ただ、例えば、ポロックなどのようなドリッピングによるイリュージョン(奥行き)よりも、河合さんの作品は、木製パネルや、針金、木片、チューブの絵の具など、即物的な感性のほうが強い。
だから、白髪一雄が強さを志向して、床置きのキャンバスに足で描いた絵画の方に近い。河合さんが描く「アクション・ペインティング」は、「軽やかさ」よりは「重さ」の印象がある。
ただ、それも作品によって振幅が大きいのも事実。比較的線的なイメージが強く、イリュージョンが感じられる作品、視覚性が強く奥行きがある作品と、物質性的な作品、不透明で堅固な作品が併存する。
それは、作品ごとの振幅であるのと同時に、1つの作品で両方の性質が併存しているともいえる。
そう考えると、河合さんの作品は、画面を床に水平に置いた作業台のようである。その水平面では、線や色彩、イメージ、奥行き、空間や、絵の具、木片などの物質など、さまざまな要素が雑然と、しかし、全体をコントロールしながら、操作されている。
物質、非物質、透明、不透明、純粋視覚性、非視覚性のいかんを問わず、豊かな身体性とともに熱情的に展開しているステージのようである。

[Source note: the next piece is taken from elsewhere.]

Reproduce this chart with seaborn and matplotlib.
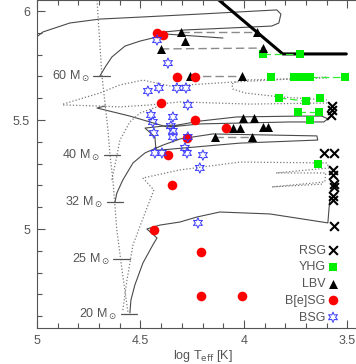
import numpy as np
import pandas as pd
import seaborn as sns
import matplotlib.pyplot as plt
from matplotlib.ticker import MultipleLocator

# --- stars: log Teff, log L/Lsun ---
rsg_teff = [3.575, 3.575, 3.580, 3.614, 3.565, 3.570, 3.570, 3.565, 3.565, 3.570, 3.570, 3.565]
rsg_lum = [5.564, 5.546, 5.523, 5.349, 5.349, 5.271, 5.248, 5.206, 5.193, 5.151, 5.133, 5.014]

yhg_teff = [3.908, 3.729, 3.870, 3.758, 3.720, 3.681, 3.512, 3.831, 3.700, 3.633, 3.739, 3.638, 3.681, 3.643]
yhg_lum = [5.803, 5.803, 5.697, 5.697, 5.697, 5.697, 5.697, 5.601, 5.587, 5.601, 5.537, 5.537, 5.500, 5.298]

lbv_teff = [4.304, 4.285, 4.401, 3.937, 3.908, 4.261, 4.010, 4.005, 3.952, 4.053, 4.019, 3.908, 3.884, 4.140, 3.961]
lbv_lum = [5.904, 5.862, 5.826, 5.904, 5.830, 5.702, 5.702, 5.509, 5.509, 5.463, 5.463, 5.468, 5.468, 5.422, 5.422]

besg_teff = [4.420, 4.391, 4.324, 4.237, 4.401, 4.237, 4.087, 4.275, 4.367, 4.348, 4.435, 4.208, 4.208, 4.010]
besg_lum = [5.899, 5.890, 5.697, 5.697, 5.578, 5.500, 5.463, 5.417, 5.339, 5.202, 4.995, 4.894, 4.693, 4.693]

bsg_teff = [4.420, 4.367, 4.464, 4.411, 4.324, 4.280, 4.271, 4.449, 4.440, 4.435, 4.343,
            4.353, 4.343, 4.343, 4.271, 4.430, 4.396, 4.285, 4.275, 4.198, 4.213, 4.222]
bsg_lum = [5.867, 5.761, 5.633, 5.647, 5.647, 5.647, 5.569, 5.523, 5.491, 5.440, 5.514,
           5.472, 5.450, 5.422, 5.422, 5.349, 5.349, 5.372, 5.349, 5.339, 5.280, 5.028]

# pairs of the same star at two epochs (teff1, teff2, lum1, lum2)
lbv_links = [(4.304, 3.937, 5.904, 5.904), (4.401, 3.908, 5.826, 5.830),
             (4.261, 4.010, 5.702, 5.702), (4.140, 3.961, 5.422, 5.422)]
yhg_links = [(3.908, 3.729, 5.803, 5.803), (3.681, 3.512, 5.697, 5.697),
             (3.831, 3.700, 5.601, 5.587), (3.739, 3.638, 5.537, 5.537)]

# Humphreys-Davidson limit
hd_teff = [4.133, 3.812, 3.505]
hd_lum = [6.06, 5.803, 5.803]

# --- evolutionary tracks ---
solid_tracks = [
    ([5.01, 4.971, 4.841, 4.696, 4.502, 4.213, 3.841, 3.821, 3.831, 3.865, 4.068, 4.285, 4.382],
     [5.875, 5.904, 5.945, 5.963, 5.972, 5.986, 6.005, 5.986, 5.945, 5.931, 5.922, 5.913, 5.904]),
    ([4.696, 4.667, 4.638, 4.575, 4.502, 4.420, 4.372, 4.101],
     [5.702, 5.748, 5.789, 5.839, 5.862, 5.881, 5.894, 5.876]),
    ([4.671, 4.710, 4.551, 4.372, 4.213, 4.034, 3.729, 3.623, 3.594, 3.614, 3.778, 4.019, 4.213, 4.357],
     [5.564, 5.555, 5.518, 5.468, 5.495, 5.514, 5.518, 5.518, 5.505, 5.491, 5.491, 5.486, 5.482, 5.468]),
    ([4.623, 4.614, 4.585, 4.536, 4.478, 4.391, 4.309, 4.150, 3.647, 3.643, 4.019, 4.406, 4.425, 4.430, 4.478, 4.343],
     [5.124, 5.165, 5.225, 5.303, 5.349, 5.385, 5.413, 5.436, 5.427, 5.408, 5.394, 5.362, 5.362, 5.422, 5.463, 5.477]),
    ([4.551, 4.546, 4.527, 4.488, 4.440, 4.420, 4.469, 4.406, 4.309, 4.227, 4.116, 3.874, 3.594, 3.589, 3.585],
     [4.615, 4.674, 4.743, 4.844, 4.927, 4.959, 5.000, 5.018, 5.032, 5.055, 5.078, 5.069, 5.028, 5.087, 5.133]),
]

dotted_tracks = [
    ([4.710, 4.686, 4.657, 4.647, 4.633, 4.614, 4.589, 4.560],
     [6.050, 5.702, 5.454, 5.339, 5.225, 4.995, 4.812, 4.615]),
    ([4.874, 4.696, 4.599, 4.488, 4.357, 4.053, 3.599],
     [5.573, 5.624, 5.661, 5.683, 5.656, 5.674, 5.697]),
    ([3.599, 4.019, 4.058, 4.053, 3.995, 3.826, 3.599],
     [5.693, 5.683, 5.665, 5.642, 5.624, 5.606, 5.592]),
    ([4.874, 4.696, 4.599, 4.454, 4.309, 3.971, 3.599],
     [5.569, 5.564, 5.560, 5.569, 5.583, 5.573, 5.578]),
    ([4.638, 4.618, 4.599, 4.551, 4.502, 4.420],
     [5.225, 5.317, 5.408, 5.491, 5.532, 5.560]),
    ([4.585, 4.565, 4.536, 4.469, 4.435, 4.488, 4.309, 4.019, 3.599, 3.589, 3.845, 3.604, 3.609, 3.865, 3.618],
     [4.628, 4.766, 4.927, 5.096, 5.179, 5.234, 5.271, 5.307, 5.303, 5.280, 5.257, 5.257, 5.216, 5.193, 5.206]),
]

# initial masses and ZAMS positions
masses = ['60', '40', '32', '25', '20']
zams_teff = [4.688, 4.638, 4.623, 4.592, 4.556]
zams_lum = [5.702, 5.339, 5.124, 4.862, 4.610]

GREY = '#555555'

sns.set_style('ticks')
plt.rcParams['font.family'] = ['Liberation Sans', 'DejaVu Sans']
plt.rcParams['mathtext.fontset'] = 'dejavusans'

fig = plt.figure(figsize=(3.56, 3.64), dpi=100)
ax = fig.add_axes([37 / 356, 1 - 328 / 364, 331 / 356, 328 / 364])

for t, l in solid_tracks:
    sns.lineplot(x=t, y=l, sort=False, estimator=None, color='#4a4a4a', lw=0.8, ax=ax, zorder=1)
for t, l in dotted_tracks:
    sns.lineplot(x=t, y=l, sort=False, estimator=None, color='#7a7a7a', lw=0.9,
                 ls=(0, (1, 1.6)), ax=ax, zorder=1)

sns.lineplot(x=hd_teff, y=hd_lum, sort=False, estimator=None, color='black', lw=2.2, ax=ax, zorder=2)

for t1, t2, l1, l2 in lbv_links:
    ax.plot([t1, t2], [l1, l2], color='#8a8a8a', lw=1.0, ls=(0, (6, 3)), zorder=2)
for t1, t2, l1, l2 in yhg_links:
    ax.plot([t1, t2], [l1, l2], color='#33ee33', lw=0.9, ls=(0, (6, 3)), zorder=2)

# mass labels with small ticks at the ZAMS
for m, t, l in zip(masses, zams_teff, zams_lum):
    ax.plot([t + 0.04, t - 0.04], [l, l], color=GREY, lw=0.9, zorder=2)
    ax.text(t + 0.055, l, f'{m} M$_\\odot$', ha='right', va='center', fontsize=9, color=GREY)

sns.scatterplot(x=yhg_teff, y=yhg_lum, marker='s', color='#00ee00', s=30, linewidth=0,
                ax=ax, zorder=3, label='YHG')
h_yhg = ax.collections[-1]
sns.scatterplot(x=rsg_teff, y=rsg_lum, marker='x', color='black', s=40, linewidth=1.5,
                ax=ax, zorder=3, label='RSG')
h_rsg = ax.collections[-1]
sns.scatterplot(x=lbv_teff, y=lbv_lum, marker='^', color='black', s=42, linewidth=0,
                ax=ax, zorder=4, label='LBV')
h_lbv = ax.collections[-1]
sns.scatterplot(x=besg_teff, y=besg_lum, marker='o', color='#ff0000', s=48, linewidth=0,
                ax=ax, zorder=4, label='B[e]SG')
h_besg = ax.collections[-1]
sns.scatterplot(x=bsg_teff, y=bsg_lum, marker=(6, 1, 0), color='#3a3aff', s=55, linewidth=0.7,
                ax=ax, zorder=5, label='BSG')
h_bsg = ax.collections[-1]
h_bsg.set_facecolor('none')
h_bsg.set_edgecolor('#3a3aff')

ax.set_xlim(5, 3.4)
ax.set_ylim(6 - 317 / 218, 6 + 11 / 218)
ax.set_xticks([5, 4.5, 4, 3.5])
ax.set_xticklabels(['5', '4.5', '4', '3.5'])
ax.set_yticks([5, 5.5, 6])
ax.set_yticklabels(['5', '5.5', '6'])
ax.xaxis.set_minor_locator(MultipleLocator(0.1))
ax.yaxis.set_minor_locator(MultipleLocator(0.1))
ax.tick_params(which='both', direction='in', top=True, right=True, color=GREY,
               labelcolor=GREY, labelsize=9, width=0.8)
ax.tick_params(which='major', length=6)
ax.tick_params(which='minor', length=3.5)
ax.tick_params(axis='x', pad=5)
ax.tick_params(axis='y', pad=5)
for sp in ax.spines.values():
    sp.set_color(GREY)
    sp.set_linewidth(0.8)

ax.set_xlabel('log T$_{\\rm eff}$ [K]', fontsize=9, color=GREY, labelpad=1)
# the reference crops this label at the left edge of the figure
ax.set_ylabel('log L/L$_\\odot$', fontsize=9, color=GREY)
ax.yaxis.set_label_coords(-0.103, 0.5)

ax.legend(handles=[h_rsg, h_yhg, h_lbv, h_besg, h_bsg],
          labels=['RSG', 'YHG', 'LBV', 'B[e]SG', 'BSG'],
          loc='lower right', bbox_to_anchor=(0.9635, 0.0975), bbox_transform=fig.transFigure,
          borderaxespad=0, markerfirst=False, frameon=False, fontsize=9, labelcolor=GREY,
          handlelength=0.8, handletextpad=0.2, labelspacing=0.38)

fig.savefig('out.png', dpi=100)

あたかもそうした作業台は、レオ・スタインバーグが、さまざまな要素を受け止める作業面として概念化した「フラットベッド」のようである。その議論は、ロザリンド・クラウスとイヴ=アラン・ボワがバタイユ由来の概念を通じて開いたアンフォルムへと通じる。
モダニズム 絵画の垂直な視覚的スクリーンを壊す水平性、物質の誘惑、乱雑な無秩序性など、戦後の美術が実験してきたさまざまま試みが、河合さんの作品では、水平面へと招かれている。
そこには、現代を生きる河合さんの感性、身体性が強く押し出されている。河合さんはとても若い。今後、何が起きるか、どんな方向へ進むのか、予想できない。